▶ [WHAT IS REQUIRED]: Check each line below for the word "matplotlib", and copy those that have it.
==== MATERIAL FOR THE TASK
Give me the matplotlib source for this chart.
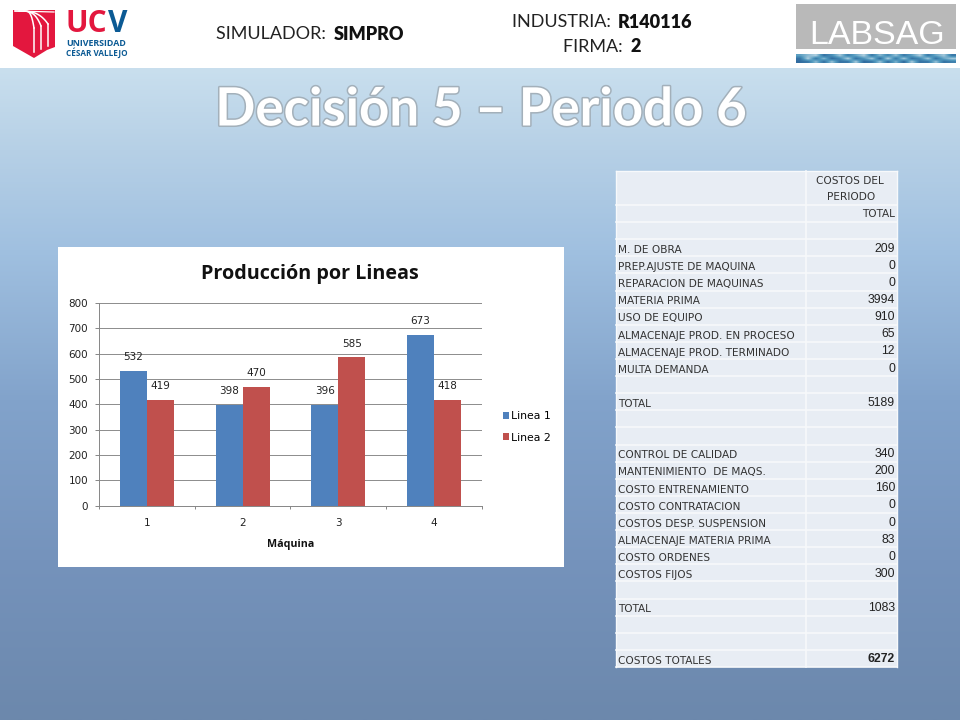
import numpy as np
import matplotlib
matplotlib.use("Agg")
import matplotlib.pyplot as plt
import matplotlib.patheffects as pe
from matplotlib.patches import Rectangle, Polygon

machines = [1, 2, 3, 4]
linea1 = [532, 398, 396, 673]
linea2 = [419, 470, 585, 418]
y_ticks = [0, 100, 200, 300, 400, 500, 600, 700, 800]

row_labels = ["", "", "M. DE OBRA", "PREP.AJUSTE DE MAQUINA", "REPARACION DE MAQUINAS",
              "MATERIA PRIMA", "USO DE EQUIPO", "ALMACENAJE PROD. EN PROCESO",
              "ALMACENAJE PROD. TERMINADO", "MULTA DEMANDA", "", "TOTAL", "", "",
              "CONTROL DE CALIDAD", "MANTENIMIENTO  DE MAQS.", "COSTO ENTRENAMIENTO",
              "COSTO CONTRATACION", "COSTOS DESP. SUSPENSION", "ALMACENAJE MATERIA PRIMA",
              "COSTO ORDENES", "COSTOS FIJOS", "", "TOTAL", "", "", "COSTOS TOTALES"]
row_values = ["TOTAL", "", "209", "0", "0", "3994", "910", "65", "12", "0", "", "5189", "", "",
              "340", "200", "160", "0", "0", "83", "0", "300", "", "1083", "", "", "6272"]

W, H = 960, 720
fig = plt.figure(figsize=(W / 100, H / 100), dpi=100, facecolor="white")

bg = fig.add_axes([0, 0, 1, 1])
bg.set_xlim(0, W)
bg.set_ylim(H, 0)
bg.axis("off")

stops_y = [68, 150, 250, 400, 560, 720]
stops_c = np.array([[201, 223, 238], [182, 208, 230], [160, 192, 224],
                    [130, 163, 203], [117, 147, 188], [108, 136, 172]]) / 255
ys = np.arange(68, 721)
grad = np.stack([np.interp(ys, stops_y, stops_c[:, i]) for i in range(3)], axis=1)[:, None, :]
bg.imshow(grad, extent=[0, W, H, 68], aspect="auto", zorder=0, interpolation="bilinear")

RED = "#e3173e"
BLUE = "#0b5a94"
# UCV logo
bg.add_patch(Polygon([(13, 10), (55, 10), (55, 47), (47, 50), (34, 58), (13, 46)], fc=RED, ec="none", zorder=2))
for sx, sy, cx, cy in [(15, 11, 48, 24), (19, 11, 41, 26), (24, 11, 34, 28)]:
    t = np.linspace(0, 1, 20)
    px = sx + (cx - sx) * t ** 0.6
    py = sy + (cy - sy) * t ** 2.2
    bg.plot(px, py, color="white", lw=1.1, zorder=3)
    bg.plot([cx, cx], [cy, 52 - (cx - 34) * 0.4], color="white", lw=1.1, zorder=3)
bg.plot([15, 54], [11, 12], color="white", lw=0.9, zorder=3)
bg.text(66, 32.5, "UC", color=RED, fontsize=21.5, fontweight="bold", family="Open Sans",
        va="baseline", ha="left", zorder=3)
bg.text(127.5, 32.5, "V", color=BLUE, fontsize=21.5, fontweight="bold", family="Open Sans",
        va="baseline", ha="right", zorder=3)
bg.text(96.5, 46, "UNIVERSIDAD", color=BLUE, fontsize=6.4, fontweight="bold", family="Open Sans",
        va="baseline", ha="center", zorder=3)
bg.text(96.5, 55.5, "CÉSAR VALLEJO", color=BLUE, fontsize=5.9, fontweight="bold", family="Open Sans",
        va="baseline", ha="center", zorder=3)

# header texts
def pair(x_center, y, a, b, size=13):
    t1 = bg.text(0, y, a + " ", fontsize=size, family="Lato", va="center", ha="left", color="#222222")
    t2 = bg.text(0, y, b, fontsize=size, family="Lato", fontweight="heavy", va="center", ha="left", color="#111111")
    r = fig.canvas.get_renderer()
    w1 = t1.get_window_extent(r).width + 3
    w2 = t2.get_window_extent(r).width
    x0 = x_center - (w1 + w2) / 2
    t1.set_x(x0)
    t2.set_x(x0 + w1)

pair(310, 34, "SIMULADOR:", "SIMPRO")
pair(602, 22, "INDUSTRIA:", "R140116")
pair(602, 47, "FIRMA:", "2")

# LABSAG logo
bg.add_patch(Rectangle((796, 4), 160, 45, fc="#b9b9b9", ec="none", zorder=2))
bg.text(877, 36, "LABSAG", color="white", fontsize=24.5, family="Liberation Sans",
        va="center", ha="center", zorder=3)
strip = np.array([[0.55, 0.72, 0.85, 0.25, 0.45, 0.8, 0.35, 0.6, 0.85, 0.3, 0.7, 0.4, 0.75, 0.3, 0.55, 0.85,
                   0.3, 0.6, 0.8, 0.3],
                  [0.25, 0.85, 0.3, 0.7, 0.2, 0.4, 0.85, 0.25, 0.5, 0.8, 0.2, 0.85, 0.3, 0.8, 0.25, 0.4,
                   0.8, 0.25, 0.6, 0.8],
                  [0.2, 0.3, 0.7, 0.25, 0.75, 0.25, 0.3, 0.8, 0.2, 0.3, 0.75, 0.25, 0.65, 0.2, 0.8, 0.25,
                   0.3, 0.75, 0.25, 0.35]])
bg.imshow(strip, extent=[796, 956, 63, 54], aspect="auto", cmap=matplotlib.colors.LinearSegmentedColormap.from_list(
    "s", ["#1c4f8c", "#4f97bd", "#d6e6ee"]), vmin=0, vmax=1, zorder=2, interpolation="bilinear")
bg.set_xlim(0, W)
bg.set_ylim(H, 0)

# main title
bg.text(481, 110, "Decisión 5 – Periodo 6", fontsize=38, fontweight="bold", family="Lato",
        color="white", va="center", ha="center", zorder=4,
        path_effects=[pe.withStroke(linewidth=2.2, foreground="#a3b0ba")])

# chart panel
bg.add_patch(Rectangle((58, 247), 506, 320, fc="white", ec="none", zorder=2))

ax = fig.add_axes([99.3 / W, 1 - 505.7 / H, (481.7 - 99.3) / W, (505.7 - 303) / H], zorder=3)
ax.set_facecolor("white")
x = np.array(machines, dtype=float)
bw = 0.283
c1, c2 = "#4f81bd", "#c0504d"
b1 = ax.bar(x - bw / 2, linea1, bw, color=c1, label="Linea 1", zorder=3)
b2 = ax.bar(x + bw / 2, linea2, bw, color=c2, label="Linea 2", zorder=3)
ax.set_xlim(0.5, 4.5)
ax.set_ylim(0, 800)
ax.set_yticks(y_ticks)
ax.set_xticks(machines)
ax.grid(axis="y", color="#8c8c8c", lw=0.7, zorder=1)
ax.set_axisbelow(True)
for s in ["top", "right"]:
    ax.spines[s].set_visible(False)
for s in ["left", "bottom"]:
    ax.spines[s].set_color("#868686")
    ax.spines[s].set_linewidth(0.7)
ax.tick_params(axis="y", length=3, width=0.7, color="#868686", labelsize=7.5, pad=5, labelcolor="#222222", direction="out")
ax.tick_params(axis="x", length=0, labelsize=7.5, pad=9, labelcolor="#222222")
edges = np.arange(0.5, 5.0, 1.0)
ax.vlines(edges, -14, 0, color="#868686", lw=0.7, clip_on=False)
for lab in ax.get_xticklabels() + ax.get_yticklabels():
    lab.set_family("DejaVu Sans")
for bars, vals in ((b1, linea1), (b2, linea2)):
    for r, v in zip(bars, vals):
        ax.annotate(str(v), (r.get_x() + r.get_width() / 2, v), xytext=(0, 10), textcoords="offset points",
                    ha="center", va="center", fontsize=7.5, family="DejaVu Sans", color="#222222")
ax.set_xlabel("Máquina", fontsize=7.7, fontweight="bold", family="Open Sans", color="#111111")
ax.xaxis.set_label_coords(0.5, -0.165)
fig.text(310 / W, 1 - 274.5 / H, "Producción por Lineas", fontsize=14.2, fontweight="bold", family="Open Sans",
         ha="center", va="center", color="#111111", zorder=5)
fig.legend(handles=[b1, b2], labels=["Linea 1", "Linea 2"], loc="center left",
           bbox_to_anchor=(503 / W, 1 - 427 / H), frameon=False, handlelength=0.58,
           handleheight=0.63, handletextpad=0.2, labelspacing=1.05, borderpad=0, borderaxespad=0,
           prop={"family": "DejaVu Sans", "size": 7.8})

# table
tx0, tx1, tx2 = 616, 806, 897
ty0, ty_head, ty_end = 171, 205, 667
cell = "#e8edf4"
grid = "#f7f9fb"
txt = "#333333"
fs = 7.6
bg.add_patch(Rectangle((tx0, ty0), tx2 - tx0, ty_end - ty0, fc=cell, ec="none", zorder=2))
n = len(row_labels)
rh = (ty_end - ty_head) / n
bg.plot([tx1, tx1], [ty0, ty_end], color=grid, lw=1.2, zorder=3)
bg.plot([tx0, tx0], [ty0, ty_end], color=grid, lw=1.0, zorder=3)
bg.plot([tx2, tx2], [ty0, ty_end], color=grid, lw=1.0, zorder=3)
bg.plot([tx0, tx2], [ty0, ty0], color=grid, lw=1.0, zorder=3)
bg.plot([tx0, tx2], [ty_head, ty_head], color=grid, lw=1.2, zorder=3)
bg.text(850, 181, "COSTOS DEL", fontsize=fs, family="DejaVu Sans", ha="center", va="center", color=txt, zorder=4)
bg.text(851, 197, "PERIODO", fontsize=fs, family="DejaVu Sans", ha="center", va="center", color=txt, zorder=4)
for i, (lab, val) in enumerate(zip(row_labels, row_values)):
    y = ty_head + (i + 1) * rh
    bg.plot([tx0, tx2], [y, y], color=grid, lw=1.2, zorder=3)
    yc = y - rh / 2 + 2.2
    if lab:
        bg.text(618, yc, lab, fontsize=fs, family="DejaVu Sans", ha="left", va="center", color=txt, zorder=4)
    if val == "TOTAL":
        bg.text(895, yc - 1.5, val, fontsize=fs, family="DejaVu Sans", ha="right", va="center", color=txt, zorder=4)
    elif val:
        bold = val == "6272"
        bg.text(895, yc - 1.2, val, fontsize=8.8, family="Liberation Sans", ha="right", va="center",
                fontweight="bold" if bold else "normal", color="#222222", zorder=4)

fig.savefig("out.png", dpi=100)
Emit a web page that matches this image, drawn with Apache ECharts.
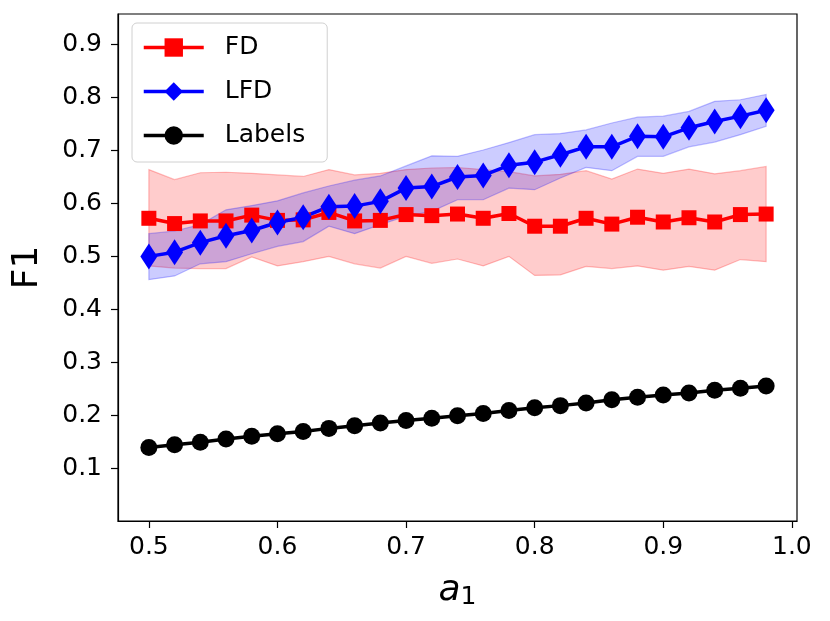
========
▶ [THE COMPLETED TASK]:
Give me the matplotlib source for this chart.
import matplotlib
matplotlib.use("Agg")
import matplotlib.pyplot as plt
import matplotlib.patheffects as pe
from matplotlib.patches import Rectangle, Polygon
bg.imshow(strip, extent=[796, 956, 63, 54], aspect="auto", cmap=matplotlib.colors.LinearSegmentedColormap.from_list(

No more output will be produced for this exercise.